Curiosamente, Benoit Blanc demora a entrar em cena, o que permite que O’Connor assuma o protagonismo no primeiro ato. Sua atuação dá profundidade a um personagem dividido entre culpa, raiva e busca por redenção, elementos que atravessam toda a narrativa. A raiva, aliás, é um fio condutor do filme, presente tanto nas relações pessoais quanto nas estruturas de poder que sustentam a trama.
Do ponto de vista técnico, Vivo ou Morto reforça a maturidade de Rian Johnson como diretor. A fotografia de Steve Yedlin valoriza a arquitetura da igreja e contrasta ambientes sombrios com entradas pontuais de luz natural, conferindo peso visual à investigação. A edição de Bob Ducsay mantém o ritmo preciso, mesmo quando o enredo se torna mais intricado.
Crítica: vale à pena assistir Vivo ou Morto: Um Mistério Knives Out na Netflix?

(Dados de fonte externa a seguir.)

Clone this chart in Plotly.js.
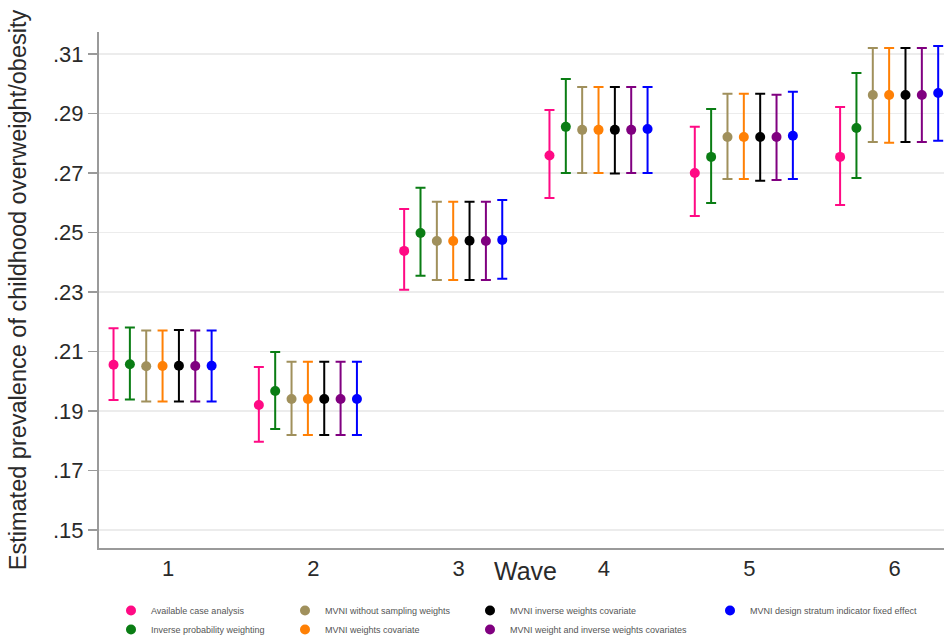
<!DOCTYPE html>
<html>
<head>
<meta charset="utf-8">
<script src="https://cdn.plot.ly/plotly-3.0.1.min.js"></script>
<style>html,body{margin:0;padding:0;background:#fff;}#chart{width:944px;height:639px;}</style>
</head>
<body>
<div id="chart"></div>
<script>
// ---- data ----
const waves = [1, 2, 3, 4, 5, 6];
const seriesNames = [
  "Available case analysis",
  "Inverse probability weighting",
  "MVNI without sampling weights",
  "MVNI weights covariate",
  "MVNI inverse weights covariate",
  "MVNI weight and inverse weights covariates",
  "MVNI design stratum indicator fixed effect"
];
const estAvailable = [0.2055, 0.1920, 0.2438, 0.2759, 0.2700, 0.2754];
const loAvailable  = [0.1937, 0.1796, 0.2307, 0.2616, 0.2555, 0.2592];
const hiAvailable  = [0.2178, 0.2048, 0.2579, 0.2912, 0.2855, 0.2922];

const estIPW = [0.2057, 0.1967, 0.2498, 0.2855, 0.2754, 0.2851];
const loIPW  = [0.1938, 0.1839, 0.2354, 0.2700, 0.2599, 0.2683];
const hiIPW  = [0.2180, 0.2098, 0.2650, 0.3016, 0.2915, 0.3036];

const estNoWeights = [0.2050, 0.1940, 0.2471, 0.2845, 0.2821, 0.2962];
const loNoWeights  = [0.1932, 0.1819, 0.2340, 0.2700, 0.2680, 0.2804];
const hiNoWeights  = [0.2170, 0.2065, 0.2603, 0.2989, 0.2966, 0.3120];

const estWeightsCov = [0.2051, 0.1940, 0.2471, 0.2845, 0.2821, 0.2962];
const loWeightsCov  = [0.1932, 0.1819, 0.2340, 0.2700, 0.2680, 0.2802];
const hiWeightsCov  = [0.2170, 0.2065, 0.2603, 0.2989, 0.2966, 0.3120];

const estInvCov = [0.2052, 0.1940, 0.2472, 0.2845, 0.2821, 0.2962];
const loInvCov  = [0.1932, 0.1819, 0.2340, 0.2698, 0.2674, 0.2804];
const hiInvCov  = [0.2172, 0.2065, 0.2603, 0.2989, 0.2966, 0.3120];

const estBothCov = [0.2051, 0.1940, 0.2471, 0.2845, 0.2821, 0.2962];
const loBothCov  = [0.1932, 0.1819, 0.2340, 0.2700, 0.2676, 0.2804];
const hiBothCov  = [0.2170, 0.2065, 0.2603, 0.2989, 0.2963, 0.3120];

const estStratum = [0.2052, 0.1940, 0.2475, 0.2848, 0.2825, 0.2969];
const loStratum  = [0.1932, 0.1819, 0.2344, 0.2700, 0.2680, 0.2808];
const hiStratum  = [0.2170, 0.2065, 0.2609, 0.2989, 0.2973, 0.3127];

const yTickVals   = [0.15, 0.17, 0.19, 0.21, 0.23, 0.25, 0.27, 0.29, 0.31];
const yTickLabels = [".15", ".17", ".19", ".21", ".23", ".25", ".27", ".29", ".31"];
const xTickLabels = ["1", "2", "3", "4", "5", "6"];
const xTitle = "Wave";
const yTitle = "Estimated prevalence of childhood overweight/obesity";

// ---- styling ----
const colors = ["#ff0a84", "#0a7d14", "#a0905c", "#ff8005", "#000000", "#800080", "#0000ff"];
const allEst = [estAvailable, estIPW, estNoWeights, estWeightsCov, estInvCov, estBothCov, estStratum];
const allLo  = [loAvailable, loIPW, loNoWeights, loWeightsCov, loInvCov, loBothCov, loStratum];
const allHi  = [hiAvailable, hiIPW, hiNoWeights, hiWeightsCov, hiInvCov, hiBothCov, hiStratum];
const legendOf = ["legend", "legend", "legend2", "legend2", "legend3", "legend3", "legend4"];

const dodgeStart = -0.375, dodgeStep = 0.1125;

const traces = seriesNames.map((name, i) => ({
  type: "scatter",
  mode: "markers",
  name: name,
  legend: legendOf[i],
  x: waves.map(w => w + dodgeStart + i * dodgeStep),
  y: allEst[i],
  marker: {color: colors[i], size: 10},
  error_y: {
    type: "data",
    symmetric: false,
    array: allEst[i].map((v, k) => allHi[i][k] - v),
    arrayminus: allEst[i].map((v, k) => v - allLo[i][k]),
    color: colors[i],
    thickness: 2,
    width: 5
  }
}));

// plot area in pixels: x 99..944, y 32..548
const plotL = 99, plotW = 845, plotB = 548, plotH = 516;
const legendTopPx = 596;
const legendBase = {
  xanchor: "left", yanchor: "top",
  orientation: "v",
  bgcolor: "rgba(0,0,0,0)",
  borderwidth: 0,
  font: {family: "Liberation Sans, Arial, sans-serif", size: 9, color: "#555"},
  tracegroupgap: 0,
  y: (plotB - legendTopPx) / plotH
};
const legendColPx = [111, 285, 470, 710];
const axisGray = "#9a9a9a";

const layout = {
  width: 944, height: 639,
  paper_bgcolor: "#fff", plot_bgcolor: "#fff",
  margin: {l: 99, r: 0, t: 32, b: 91, autoexpand: false},
  showlegend: true,
  font: {family: "Liberation Sans, Arial, sans-serif", color: "#333"},
  xaxis: {
    range: [0.525, 6.34],
    tickvals: waves, ticktext: xTickLabels,
    ticks: "", showgrid: false, zeroline: false,
    showline: true, linecolor: axisGray, linewidth: 2,
    tickfont: {size: 22, color: "#2a2a2a"}
  },
  yaxis: {
    range: [0.1439, 0.3174],
    tickvals: yTickVals, ticktext: yTickLabels,
    ticks: "outside", ticklen: 9, tickcolor: axisGray, tickwidth: 1.5,
    showgrid: true, gridcolor: "#ececec", gridwidth: 1.5,
    zeroline: false,
    showline: true, linecolor: axisGray, linewidth: 2,
    tickfont: {size: 22, color: "#2a2a2a"},
    title: {text: yTitle, font: {size: 23.5, color: "#2a2a2a"}, standoff: 20}
  },
  annotations: [{
    text: xTitle, xref: "paper", yref: "paper",
    x: (525 - plotL) / plotW, y: (plotB - 571) / plotH,
    xanchor: "center", yanchor: "middle", showarrow: false,
    font: {size: 25, color: "#2a2a2a"}
  }],
  legend:  Object.assign({}, legendBase, {x: (legendColPx[0] - plotL) / plotW}),
  legend2: Object.assign({}, legendBase, {x: (legendColPx[1] - plotL) / plotW}),
  legend3: Object.assign({}, legendBase, {x: (legendColPx[2] - plotL) / plotW}),
  legend4: Object.assign({}, legendBase, {x: (legendColPx[3] - plotL) / plotW})
};

Plotly.newPlot("chart", traces, layout, {staticPlot: true, displayModeBar: false});
</script>
</body>
</html>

Sim. Embora o caso apresentado seja complexo e, por vezes, deliberadamente difícil de decifrar, esse nunca foi o verdadeiro objetivo da franquia. Assim como nos filmes anteriores, a pergunta central não é apenas “quem matou?”, mas “por que matou?”. Ao aproximar um homem da fé e um detetive guiado pela lógica, o filme encontra sua força na ideia de que diferenças não anulam pontos de contato. É nesse encontro que Vivo ou Morto: Um Mistério Knives Out encontra seu sentido e reafirma a relevância da série dentro do cinema de mistério contemporâneo.